The study found that Arkansas's immigrant population grew by 276% during the 1990s.

Status

Supporters worked up to the last minute collecting signatures but were unable to gather the necessary number before the July 7, 2008, deadline.[12] Supporters collected 56,122 signatures, short of the 61,974 valid signatures required to make the ballot.[13]

The petition drive got a late start due to several problems with getting the measure's ballot language approved. Attorney General Dustin McDaniel approved Secure Arkansas's third draft of a popular name and ballot title for the proposal on May 7, 2008. The group is now free to begin its petition drive to get the measure on the November general election ballot.[1] Supporters must collect 61,974 signatures by July 7, 2008.

This measure was filed March 27, 2008, but McDaniel rejected the ballot language on April 9, 2008, citing ambiguous language in the measure. He said the length of the ballot title—923 words—was "troublesome."[11]

Secure Arkansas submitted revised language to McDaniel for approval on April 21, 2008, hoping to sufficiently address his concerns about the first draft.
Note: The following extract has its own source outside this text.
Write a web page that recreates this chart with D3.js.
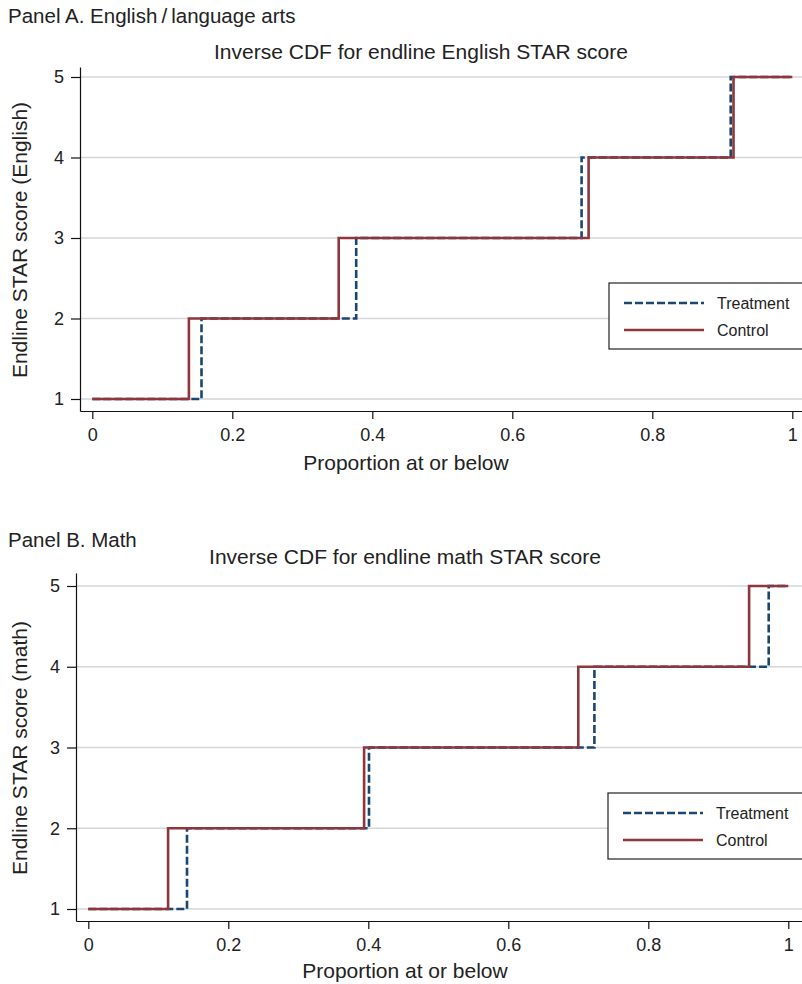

The new proposal is about 200 words shorter than the first, which McDaniel called "unnecessarily lengthy."[14] However, McDaniel rejected the ballot language for a second time on April 30, 2008, again cited remaining ambiguities in the text and the "length and complexity" of the proposed ballot title, which he said would make the measure vulnerable to a court challenge.[9]

On the first draft, McDaniel took issue with the initiative's name, which, he wrote, gives the impression the measure would deny benefits that are currently being provided. He added that the name "may be incorrect to the extent it fails to acknowledge that access to many public benefits by undocumented immigrants is currently restricted by federal law."[11]

Additionally, he said the ballot title did not sufficiently specify what public benefits would be affected, nor define the term "qualified alien."[11]